Nearby, wild boar and stray dogs roamed through trash and dried up riverbeds in search of food, water, and shelter. Water here is scarce, not because the resource is lacking, but rather, because distribution is a problem. Families sometimes walk for hours to fill a bucket or two with this precious resource.
And yet, if you visited this place, you would come away with a sense of hope and longing. There, the children of Bel Air emerge from their dwellings each morning, sometimes a tent, sometimes a small concrete structure, wearing their tailored Edeyo uniforms as though they are off to an elite Upper East Side prep school. The boys keep their hair short, (Perhaps in an attempt to manage lice?) The girls would not dare show up at school without their hair impeccably braided and adorned with blue and yellow ribbons. I noticed some boys stop at street corners to have their shoes shined before coming to school. (It is bad form to go to school with tarnished shoes, or dirty clothing. This would bring shame to one’s mother.) The children arrive at eight am, still a little sleepy, most certainly all very hungry without having had breakfast or dinner the night before, but still smiling those big white smiles that belie all the trauma they’ve experienced.
The Edeyo School in Haiti shines as an oasis of hope for this impoverished community. Founded by two Haitian natives, Michael Pradieu and Unik Ernest in 2007, the school clothes, feeds, and educates over three hundred boys and girls from this earthquake ravaged slum. The school boasts a full curriculum and the children learn basic skills like mathematics, reading, and writing.

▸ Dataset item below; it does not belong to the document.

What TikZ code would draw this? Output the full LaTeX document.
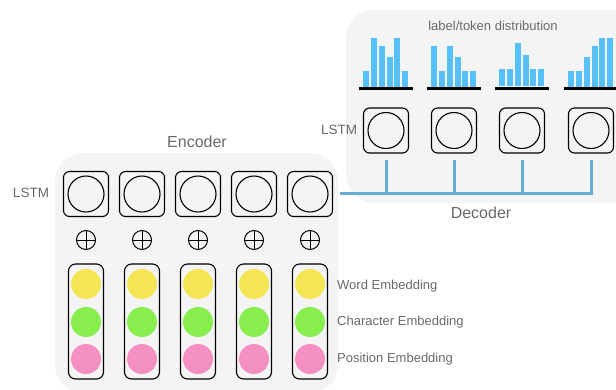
\documentclass[tikz,border=0pt]{standalone}
\usepackage{fontspec}
\setmainfont{Liberation Sans}

\definecolor{panelgray}{RGB}{244,244,244}
\definecolor{textgray}{RGB}{105,105,105}
\definecolor{busblue}{RGB}{104,172,214}
\definecolor{barblue}{RGB}{86,192,250}
\definecolor{wordyellow}{RGB}{245,229,82}
\definecolor{chargreen}{RGB}{136,238,78}
\definecolor{pospink}{RGB}{244,143,193}

\begin{document}
\begin{tikzpicture}[x=1pt,y=-1pt,
	panel/.style	= {fill=panelgray, rounded corners=28pt},
	lstm/.style	= {draw, line width=1.1pt, rounded corners=6pt, minimum size=45pt, inner sep=0pt,
		path picture={\draw[line width=1.1pt] (path picture bounding box.center) circle (18pt);}},
	oplus/.style	= {circle, draw, line width=1pt, minimum size=19pt, inner sep=0pt,
		path picture={\draw[line width=1pt] (path picture bounding box.north) -- (path picture bounding box.south)
			(path picture bounding box.west) -- (path picture bounding box.east);}},
	embbar/.style	= {draw, line width=1.1pt, rounded corners=7pt, minimum width=35pt, minimum height=115pt, inner sep=0pt},
	dot/.style	= {circle, minimum size=30pt, inner sep=0pt},
	bus/.style	= {draw=busblue, line width=3pt},
	histbar/.style	= {fill=barblue},
	label/.style	= {text=textgray, inner sep=0pt, font=\fontsize{13}{15}\selectfont},
	tag/.style	= {text=textgray, inner sep=0pt, font=\fontsize{13.5}{16}\selectfont},
	title/.style	= {text=textgray, inner sep=0pt, font=\fontsize{16}{19}\selectfont}]
	\useasboundingbox (0,0) rectangle (616,389);
	\clip (0,0) rectangle (616,389);

	% panels
	\fill[panel] (346,10) rectangle (680,203);
	\fill[panel] (55,153) rectangle (338,393);

	% encoder
	\foreach \x [count=\i] in {86,142,198,254,310} {
		\node (el\i) at (\x,194)	[lstm]	{};
		\node (op\i) at (\x,240)	[oplus]	{};
		\node (emb\i) at (\x,321.5)	[embbar]	{};
		\node (w\i) at (\x,284)	[dot, fill=wordyellow]	{};
		\node (c\i) at (\x,322)	[dot, fill=chargreen]	{};
		\node (p\i) at (\x,359)	[dot, fill=pospink]	{};
	}

	% decoder
	\node (dl1) at (386,130.5)	[lstm]	{};
	\node (dl2) at (454,130.5)	[lstm]	{};
	\node (dl3) at (522,130.5)	[lstm]	{};
	\node (dl4) at (591,130.5)	[lstm]	{};
	\coordinate (busL) at (340,193);
	\draw[bus] (busL) -- (dl4 |- busL) -- ([yshift=-6pt]dl4.south);
	\foreach \i in {1,2,3}
		\draw[bus] ([yshift=-6pt]dl\i.south) -- (dl\i |- busL);

	% histograms
	\foreach \h [count=\j] in {16,49,41,30,49,16}
		\fill[histbar] ({386-23+7.85*(\j-1)},87) rectangle ++(6,-\h);
	\foreach \h [count=\j] in {41,16,41,30,16,16}
		\fill[histbar] ({454-23+7.85*(\j-1)},87) rectangle ++(6,-\h);
	\foreach \h [count=\j] in {17,17,43,31,17,17}
		\fill[histbar] ({522-23+7.85*(\j-1)},86) rectangle ++(6,-\h);
	\foreach \h [count=\j] in {16,16,30,41,49,49}
		\fill[histbar] ({591-23+7.85*(\j-1)},87) rectangle ++(6,-\h);
	\foreach \x in {386,454,522,591}
		\draw[line width=2.2pt] (\x-27,88.5) -- (\x+27,88.5);

	% labels
	\node (encT) at (197,142)	[title]	{Encoder};
	\node (decT) at (481,213)	[title]	{Decoder};
	\node (encL) at (31,193)	[tag]	{LSTM};
	\node (decL) at (339,130)	[tag]	{LSTM};
	\node (distT) at (493,26)	[label]	{label/token distribution};
	\node (wordT) at (337,286)	[label, anchor=west]	{Word Embedding};
	\node (charT) at (337,322)	[label, anchor=west]	{Character Embedding};
	\node (posT) at (337,359)	[label, anchor=west]	{Position Embedding};
\end{tikzpicture}
\end{document}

They engage in pen-pal programs with children from around the world, sharing their stories, their photos, and their hopes for a better future.
At Edeyo, many are given the only servings of food and water they will receive that day. Chronic hunger and dehydration are perhaps the greatest challenge in Bel Air, yet the children seem cheery, excitable, and eager to learn. The school staff are all natives of the community, so monies paid out to teachers gets recycled right back into the local economy. Teachers and students engage in art projects and story writing. Many draw pictures of sunny skies with big beautiful homes that they could only dream about. One student painted a picture of a faucet dripping with water. Students are still dealing with the trauma of Haiti’s 7.0-magnitude earthquake, the loss of their homes, and the loss of family members.
Parents, almost all of who are unemployed, come to pick up their children in the afternoons. Mr. Ernest meets with parents after school to remind them that anything is possible, that education will save their children, and that the Edeyo School is there to partner with parents and community members to bring the next generation out of poverty.
As I took the photos, the children all mobbed together to get into the shots. I had never seen a camera have this kind of effect on children before. At times, I was afraid they would crush each other as they clamored to get in the frame. They smiled. They laughed. They posed. They made funny-faces. Some were shy, others somber, but all were eager to have their photo taken. Not one looked away. Their gaze direct, eyes speaking through the lens.
Looking at these photos now, I hear their message loud and clear…
You were here, behind that camera, before you went home, back to your life.
I am still here where you left me.
This is my picture. I am still here.
Please don’t forget me.
In June, Edeyo will host its second annual charity event to raise money to rebuild the school that was completely destroyed during the earthquake. The charity has no overhead expenses and 100% of money raised goes directly to feeding and educating the children. $4,000 dollars is all it takes to run the entire school each month.